Ospitato da Bonsai, Marco Castello è arrivato sul palco del Magazzino sul Po solo in compagnia della sua chitarra e tanto gli è bastato per incantare il numerosissimo pubblico di Torino, per ben due volte nella stessa serata
«Tirate fuori un biglietto e non succederà nulla di male», scrivono sul gruppo Telegram “Marco Castello – Camurrie”, nel tentativo disperato di recuperare dei biglietti per un concerto che, malgrado i due turni previsti, risulta già tutto esaurito. In realtà, il pubblico di Marco Castello è molto tranquillo e gentile, composto da ragazze e ragazzi chill, per usare lo slang delle nuove generazioni a cui lo stesso artista sembra quasi appartenere. Infatti, malgrado sia un millennial, si presenta sul minuscolo palco del Magazzino sul Po masticando un chewing gum e sistemandosi distrattamente i ricci mentre prende in mano la sua chitarra.

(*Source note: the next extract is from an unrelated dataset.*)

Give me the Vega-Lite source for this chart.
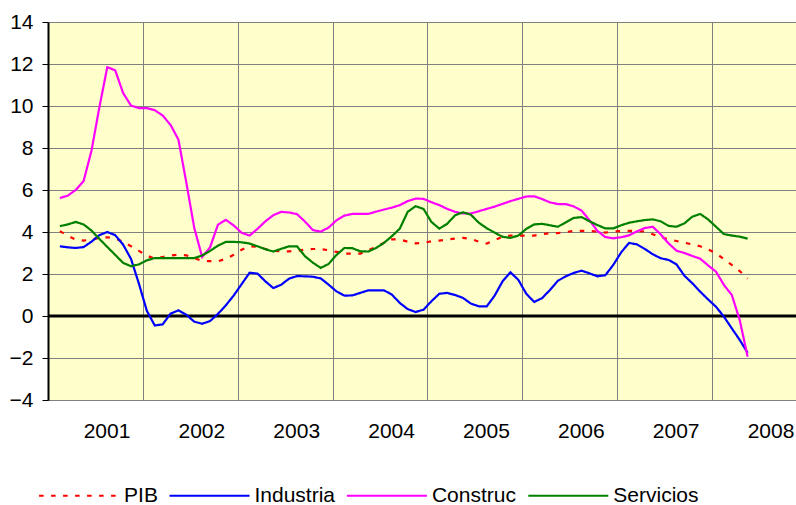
{
  "$schema": "https://vega.github.io/schema/vega-lite/v6.json",
  "width": 748,
  "height": 378,
  "autosize": {"type": "none"},
  "padding": {"left": 48, "top": 22, "right": 0, "bottom": 105},
  "background": "white",
  "view": {"fill": "#FFFFCC", "stroke": null},
  "config": {"font": "Liberation Sans"},
  "datasets": {
    "series": [
      {"t": 2001.125, "PIB": 4.04, "Industria": 3.32, "Construc": 5.62, "Servicios": 4.28},
      {"t": 2001.2083, "PIB": 3.83, "Industria": 3.27, "Construc": 5.73, "Servicios": 4.36},
      {"t": 2001.2917, "PIB": 3.64, "Industria": 3.24, "Construc": 6.0, "Servicios": 4.48},
      {"t": 2001.375, "PIB": 3.59, "Industria": 3.28, "Construc": 6.42, "Servicios": 4.36},
      {"t": 2001.4583, "PIB": 3.64, "Industria": 3.54, "Construc": 7.87, "Servicios": 4.07},
      {"t": 2001.5417, "PIB": 3.72, "Industria": 3.85, "Construc": 9.94, "Servicios": 3.67},
      {"t": 2001.625, "PIB": 3.75, "Industria": 4.0, "Construc": 11.85, "Servicios": 3.29},
      {"t": 2001.7083, "PIB": 3.69, "Industria": 3.85, "Construc": 11.7, "Servicios": 2.91},
      {"t": 2001.7917, "PIB": 3.53, "Industria": 3.4, "Construc": 10.62, "Servicios": 2.53},
      {"t": 2001.875, "PIB": 3.32, "Industria": 2.72, "Construc": 10.02, "Servicios": 2.37},
      {"t": 2001.9583, "PIB": 3.1, "Industria": 1.54, "Construc": 9.9, "Servicios": 2.46},
      {"t": 2002.0417, "PIB": 2.88, "Industria": 0.25, "Construc": 9.9, "Servicios": 2.65},
      {"t": 2002.125, "PIB": 2.72, "Industria": -0.45, "Construc": 9.8, "Servicios": 2.76},
      {"t": 2002.2083, "PIB": 2.81, "Industria": -0.4, "Construc": 9.55, "Servicios": 2.76},
      {"t": 2002.2917, "PIB": 2.88, "Industria": 0.11, "Construc": 9.1, "Servicios": 2.76},
      {"t": 2002.375, "PIB": 2.92, "Industria": 0.27, "Construc": 8.4, "Servicios": 2.76},
      {"t": 2002.4583, "PIB": 2.89, "Industria": 0.06, "Construc": 6.35, "Servicios": 2.76},
      {"t": 2002.5417, "PIB": 2.76, "Industria": -0.27, "Construc": 4.2, "Servicios": 2.76},
      {"t": 2002.625, "PIB": 2.62, "Industria": -0.37, "Construc": 2.81, "Servicios": 2.88},
      {"t": 2002.7083, "PIB": 2.61, "Industria": -0.24, "Construc": 3.27, "Servicios": 3.1},
      {"t": 2002.7917, "PIB": 2.61, "Industria": 0.1, "Construc": 4.35, "Servicios": 3.35},
      {"t": 2002.875, "PIB": 2.72, "Industria": 0.51, "Construc": 4.58, "Servicios": 3.53},
      {"t": 2002.9583, "PIB": 2.92, "Industria": 0.98, "Construc": 4.31, "Servicios": 3.53},
      {"t": 2003.0417, "PIB": 3.16, "Industria": 1.52, "Construc": 3.96, "Servicios": 3.51},
      {"t": 2003.125, "PIB": 3.32, "Industria": 2.06, "Construc": 3.83, "Servicios": 3.45},
      {"t": 2003.2083, "PIB": 3.29, "Industria": 2.02, "Construc": 4.15, "Servicios": 3.32},
      {"t": 2003.2917, "PIB": 3.19, "Industria": 1.65, "Construc": 4.51, "Servicios": 3.18},
      {"t": 2003.375, "PIB": 3.1, "Industria": 1.33, "Construc": 4.8, "Servicios": 3.07},
      {"t": 2003.4583, "PIB": 3.08, "Industria": 1.49, "Construc": 4.96, "Servicios": 3.2},
      {"t": 2003.5417, "PIB": 3.08, "Industria": 1.78, "Construc": 4.93, "Servicios": 3.32},
      {"t": 2003.625, "PIB": 3.1, "Industria": 1.9, "Construc": 4.85, "Servicios": 3.32},
      {"t": 2003.7083, "PIB": 3.16, "Industria": 1.89, "Construc": 4.5, "Servicios": 2.85},
      {"t": 2003.7917, "PIB": 3.19, "Industria": 1.87, "Construc": 4.09, "Servicios": 2.54},
      {"t": 2003.875, "PIB": 3.19, "Industria": 1.79, "Construc": 4.02, "Servicios": 2.29},
      {"t": 2003.9583, "PIB": 3.13, "Industria": 1.49, "Construc": 4.21, "Servicios": 2.48},
      {"t": 2004.0417, "PIB": 3.05, "Industria": 1.17, "Construc": 4.56, "Servicios": 2.91},
      {"t": 2004.125, "PIB": 2.97, "Industria": 0.97, "Construc": 4.78, "Servicios": 3.24},
      {"t": 2004.2083, "PIB": 2.97, "Industria": 0.98, "Construc": 4.86, "Servicios": 3.23},
      {"t": 2004.2917, "PIB": 2.97, "Industria": 1.1, "Construc": 4.86, "Servicios": 3.08},
      {"t": 2004.375, "PIB": 3.13, "Industria": 1.22, "Construc": 4.86, "Servicios": 3.07},
      {"t": 2004.4583, "PIB": 3.29, "Industria": 1.22, "Construc": 4.97, "Servicios": 3.24},
      {"t": 2004.5417, "PIB": 3.49, "Industria": 1.22, "Construc": 5.07, "Servicios": 3.48},
      {"t": 2004.625, "PIB": 3.65, "Industria": 1.02, "Construc": 5.16, "Servicios": 3.8},
      {"t": 2004.7083, "PIB": 3.64, "Industria": 0.62, "Construc": 5.28, "Servicios": 4.16},
      {"t": 2004.7917, "PIB": 3.54, "Industria": 0.33, "Construc": 5.47, "Servicios": 4.96},
      {"t": 2004.875, "PIB": 3.46, "Industria": 0.19, "Construc": 5.59, "Servicios": 5.23},
      {"t": 2004.9583, "PIB": 3.48, "Industria": 0.3, "Construc": 5.58, "Servicios": 5.1},
      {"t": 2005.0417, "PIB": 3.56, "Industria": 0.7, "Construc": 5.42, "Servicios": 4.48},
      {"t": 2005.125, "PIB": 3.59, "Industria": 1.06, "Construc": 5.28, "Servicios": 4.16},
      {"t": 2005.2083, "PIB": 3.64, "Industria": 1.1, "Construc": 5.1, "Servicios": 4.39},
      {"t": 2005.2917, "PIB": 3.69, "Industria": 1.0, "Construc": 4.96, "Servicios": 4.8},
      {"t": 2005.375, "PIB": 3.72, "Industria": 0.86, "Construc": 4.88, "Servicios": 4.94},
      {"t": 2005.4583, "PIB": 3.67, "Industria": 0.59, "Construc": 4.88, "Servicios": 4.82},
      {"t": 2005.5417, "PIB": 3.54, "Industria": 0.46, "Construc": 4.99, "Servicios": 4.44},
      {"t": 2005.625, "PIB": 3.45, "Industria": 0.46, "Construc": 5.1, "Servicios": 4.18},
      {"t": 2005.7083, "PIB": 3.61, "Industria": 0.97, "Construc": 5.21, "Servicios": 3.97},
      {"t": 2005.7917, "PIB": 3.77, "Industria": 1.65, "Construc": 5.34, "Servicios": 3.77},
      {"t": 2005.875, "PIB": 3.83, "Industria": 2.08, "Construc": 5.47, "Servicios": 3.72},
      {"t": 2005.9583, "PIB": 3.83, "Industria": 1.72, "Construc": 5.58, "Servicios": 3.83},
      {"t": 2006.0417, "PIB": 3.83, "Industria": 1.06, "Construc": 5.69, "Servicios": 4.15},
      {"t": 2006.125, "PIB": 3.83, "Industria": 0.67, "Construc": 5.7, "Servicios": 4.36},
      {"t": 2006.2083, "PIB": 3.9, "Industria": 0.85, "Construc": 5.57, "Servicios": 4.39},
      {"t": 2006.2917, "PIB": 3.94, "Industria": 1.24, "Construc": 5.41, "Servicios": 4.32},
      {"t": 2006.375, "PIB": 3.95, "Industria": 1.68, "Construc": 5.33, "Servicios": 4.25},
      {"t": 2006.4583, "PIB": 4.0, "Industria": 1.89, "Construc": 5.33, "Servicios": 4.46},
      {"t": 2006.5417, "PIB": 4.05, "Industria": 2.05, "Construc": 5.22, "Servicios": 4.67},
      {"t": 2006.625, "PIB": 4.05, "Industria": 2.16, "Construc": 5.02, "Servicios": 4.71},
      {"t": 2006.7083, "PIB": 4.05, "Industria": 2.03, "Construc": 4.56, "Servicios": 4.51},
      {"t": 2006.7917, "PIB": 4.02, "Industria": 1.89, "Construc": 4.05, "Servicios": 4.33},
      {"t": 2006.875, "PIB": 3.97, "Industria": 1.94, "Construc": 3.76, "Servicios": 4.17},
      {"t": 2006.9583, "PIB": 4.02, "Industria": 2.43, "Construc": 3.7, "Servicios": 4.17},
      {"t": 2007.0417, "PIB": 4.05, "Industria": 3.03, "Construc": 3.75, "Servicios": 4.32},
      {"t": 2007.125, "PIB": 4.05, "Industria": 3.48, "Construc": 3.84, "Servicios": 4.44},
      {"t": 2007.2083, "PIB": 4.05, "Industria": 3.41, "Construc": 4.03, "Servicios": 4.51},
      {"t": 2007.2917, "PIB": 4.02, "Industria": 3.19, "Construc": 4.19, "Servicios": 4.57},
      {"t": 2007.375, "PIB": 3.89, "Industria": 2.94, "Construc": 4.25, "Servicios": 4.6},
      {"t": 2007.4583, "PIB": 3.75, "Industria": 2.75, "Construc": 3.89, "Servicios": 4.51},
      {"t": 2007.5417, "PIB": 3.65, "Industria": 2.67, "Construc": 3.46, "Servicios": 4.29},
      {"t": 2007.625, "PIB": 3.57, "Industria": 2.46, "Construc": 3.11, "Servicios": 4.25},
      {"t": 2007.7083, "PIB": 3.49, "Industria": 1.92, "Construc": 3.0, "Servicios": 4.41},
      {"t": 2007.7917, "PIB": 3.41, "Industria": 1.56, "Construc": 2.86, "Servicios": 4.73},
      {"t": 2007.875, "PIB": 3.32, "Industria": 1.16, "Construc": 2.73, "Servicios": 4.86},
      {"t": 2007.9583, "PIB": 3.17, "Industria": 0.79, "Construc": 2.41, "Servicios": 4.6},
      {"t": 2008.0417, "PIB": 2.98, "Industria": 0.44, "Construc": 2.11, "Servicios": 4.25},
      {"t": 2008.125, "PIB": 2.71, "Industria": -0.03, "Construc": 1.48, "Servicios": 3.9},
      {"t": 2008.2083, "PIB": 2.43, "Industria": -0.59, "Construc": 1.0, "Servicios": 3.83},
      {"t": 2008.2917, "PIB": 2.14, "Industria": -1.14, "Construc": -0.19, "Servicios": 3.78},
      {"t": 2008.375, "PIB": 1.78, "Industria": -1.75, "Construc": -1.94, "Servicios": 3.68}
    ],
    "cero": [{"nivel": 0}]
  },
  "layer": [
    {
      "data": {"name": "cero"},
      "mark": {"type": "rule", "color": "#000000", "strokeWidth": 3},
      "encoding": {
        "y": {"field": "nivel", "type": "quantitative"}
      }
    },
    {
      "data": {"name": "series"},
      "transform": [
        {"fold": ["PIB", "Industria", "Construc", "Servicios"], "as": ["serie", "valor"]}
      ],
      "mark": {"type": "line", "strokeWidth": 2.2, "clip": true},
      "encoding": {
        "x": {
          "field": "t",
          "type": "quantitative",
          "scale": {"domain": [2001, 2008.885], "nice": false, "zero": false},
          "axis": {
            "values": [2001, 2002, 2003, 2004, 2005, 2006, 2007, 2008],
            "format": "d",
            "title": null,
            "grid": true,
            "gridColor": "#808080",
            "gridWidth": 1,
            "domain": false,
            "ticks": false,
            "tickSize": 0,
            "labelFont": "Liberation Sans",
            "labelFontSize": 21,
            "labelColor": "#000000",
            "labelPadding": 20,
            "labelOffset": 58.5,
            "labelFlush": false,
            "labelOverlap": false,
            "labelBound": false
          }
        },
        "y": {
          "field": "valor",
          "type": "quantitative",
          "scale": {"domain": [-4, 14], "nice": false, "zero": false},
          "axis": {
            "values": [-4, -2, 0, 2, 4, 6, 8, 10, 12, 14],
            "title": null,
            "grid": true,
            "gridColor": "#808080",
            "gridWidth": 1,
            "domain": true,
            "domainColor": "#000000",
            "domainWidth": 2,
            "ticks": true,
            "tickColor": "#000000",
            "tickSize": 6,
            "tickWidth": 1,
            "labelFont": "Liberation Sans",
            "labelFontSize": 21,
            "labelColor": "#000000",
            "labelPadding": 9,
            "labelFlush": false,
            "labelOverlap": false
          }
        },
        "color": {
          "field": "serie",
          "type": "nominal",
          "scale": {
            "domain": ["PIB", "Industria", "Construc", "Servicios"],
            "range": ["#FF0000", "#0000FF", "#FF00FF", "#008000"]
          },
          "legend": {
            "orient": "none",
            "legendX": -9.9,
            "legendY": 432.8,
            "direction": "horizontal",
            "title": null,
            "symbolType": "stroke",
            "symbolSize": 6400,
            "symbolStrokeWidth": 2,
            "labelFont": "Liberation Sans",
            "labelFontSize": 21,
            "labelColor": "#000000",
            "labelOffset": 4,
            "labelLimit": 0,
            "columnPadding": 7.4,
            "padding": 0
          }
        },
        "strokeDash": {
          "field": "serie",
          "type": "nominal",
          "scale": {
            "domain": ["PIB", "Industria", "Construc", "Servicios"],
            "range": [[4.5, 7.5], [1, 0], [1, 0], [1, 0]]
          },
          "legend": {
            "orient": "none",
            "legendX": -9.9,
            "legendY": 432.8,
            "direction": "horizontal",
            "title": null,
            "symbolType": "stroke",
            "symbolSize": 6400,
            "symbolStrokeWidth": 2,
            "labelFont": "Liberation Sans",
            "labelFontSize": 21,
            "labelColor": "#000000",
            "labelOffset": 4,
            "labelLimit": 0,
            "columnPadding": 7.4,
            "padding": 0
          }
        }
      }
    }
  ]
}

In una versione molto intima e casalinga di un theatre in the round, Marco Castello canta alcuni dei brani più belli del suo nuovo album Pezzi della Sera, alternandoli a canzoni di Contenta tu, disco d’esordio del 2021.
Ad aprire il primo turno Sul serio, sia metaforicamente sia letteralmente, il siracusano si lascia andare a un commento su Chiara Valerio, lasciando un sottinteso richiamo alle discussioni di qualche mese fa che hanno coinvolto la scrittrice nella gestione della fiera della piccola e media editoria Più libri più liberi. Un’ironia, quella di Marco Castello, spigliata e brillante che fa da filo conduttore in tutti i suoi testi, cantati a squarciagola dai presenti.

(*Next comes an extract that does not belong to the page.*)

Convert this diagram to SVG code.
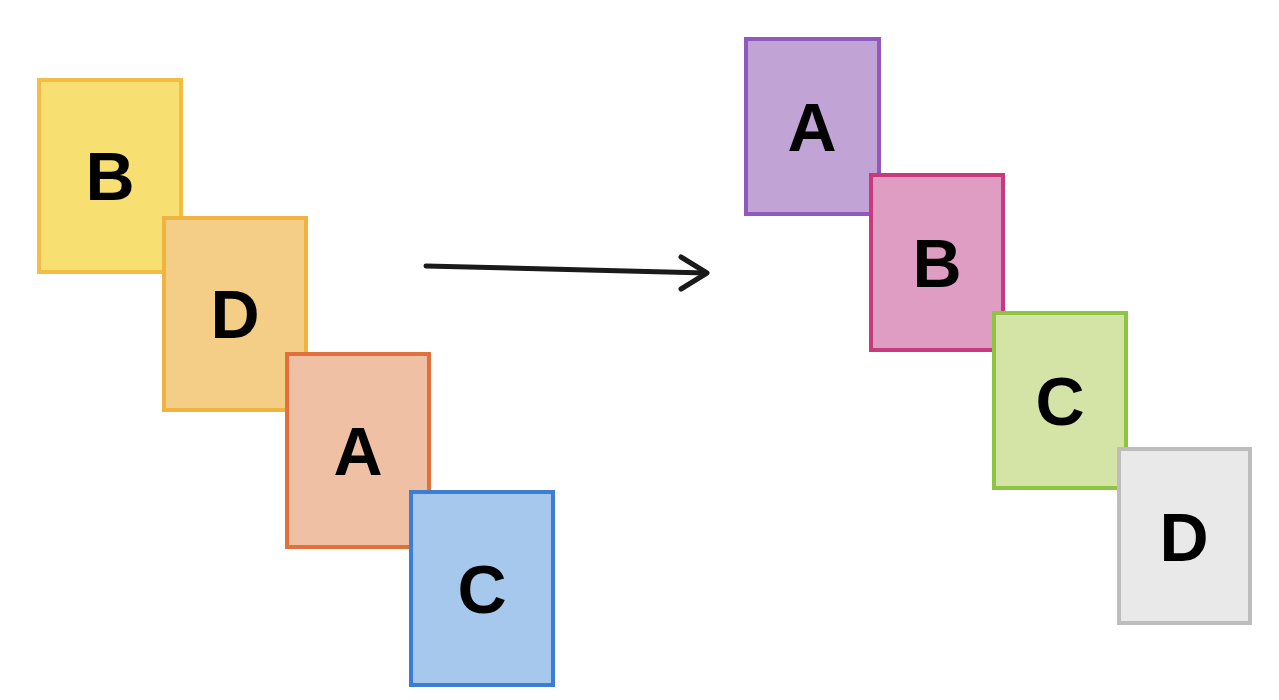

Un po’ per l’intimità della sala, un po’ per l’assenza di una band a completare tutte le sfumature melodiche dei brani, è stato un concerto interattivo. Il pubblico infatti, oltre a cantare i brani, in qualche occasione si è dovuto coordinare per intonare le seconde voci, come nel ritornello di Dracme. Un compito non facile quello del corista, considerando l’ambiente raccolto e i testi sbagliati che spesso si trovano su internet e che costringono il cantante a intervenire, correggendo qualcuno delle prime file: «la coppola è blu», dice, «e le orecchie sono di coniglio, non da coniglio», citando rispettivamente i testi di Porci e Porsi.
Ma, pur con qualche coro improvvisato da limare, quello di Marco Castello è stato uno spettacolo di notevole qualità. Diplomato in tromba jazz a Milano, in questo concerto in acustico il siciliano ha occasione di mostrare anche le sue notevoli abilità da chitarrista, senza però che questo lo definisca un polistrumentista: un termine che, a detta sua, altro non è che «una cretinata del pop», dato che «chi studia musica è normale che sappia suonare più cose». In ogni caso, l’accompagnamento alla chitarra si fonde in modo perfetto con la sua voce che, in questa occasione, ha anche il ruolo di sostituire gli strumenti mancanti, dando al pubblico l’impressione di trovarsi di fronte a una sorta di dubstep reinventato.
Vengono accolte con lo stesso entusiasmo sia le canzoni del nuovo album, come l’Empireo dei Risolti, sia quelle del primo album, come ad esempio Palla. Alla stregue delle altre date del tour con cui porta in giro per l’Italia Pezzi della sera, l’artista dedica anche a Torino la sua personale cover, riarrangiando Gli Impermeabili di Paolo Conte. Aggiunge, poi, anche un omaggio a I feel love di Donna Summer, per poi sfumare lentamente in Torpi a chiudere il concerto.
Inevitabilmente il live finisce, con il dispiacere di tutti, in particolare dei siciliani in sala che hanno visto così cadere nel vuoto le proprie suppliche a ‘mbare Castello, implorato di cantare cantare ancora.
Nonostante le premesse delle ore precedenti al live, alla fine il concerto ci ha fatto bene. E nessuno si è fatto male.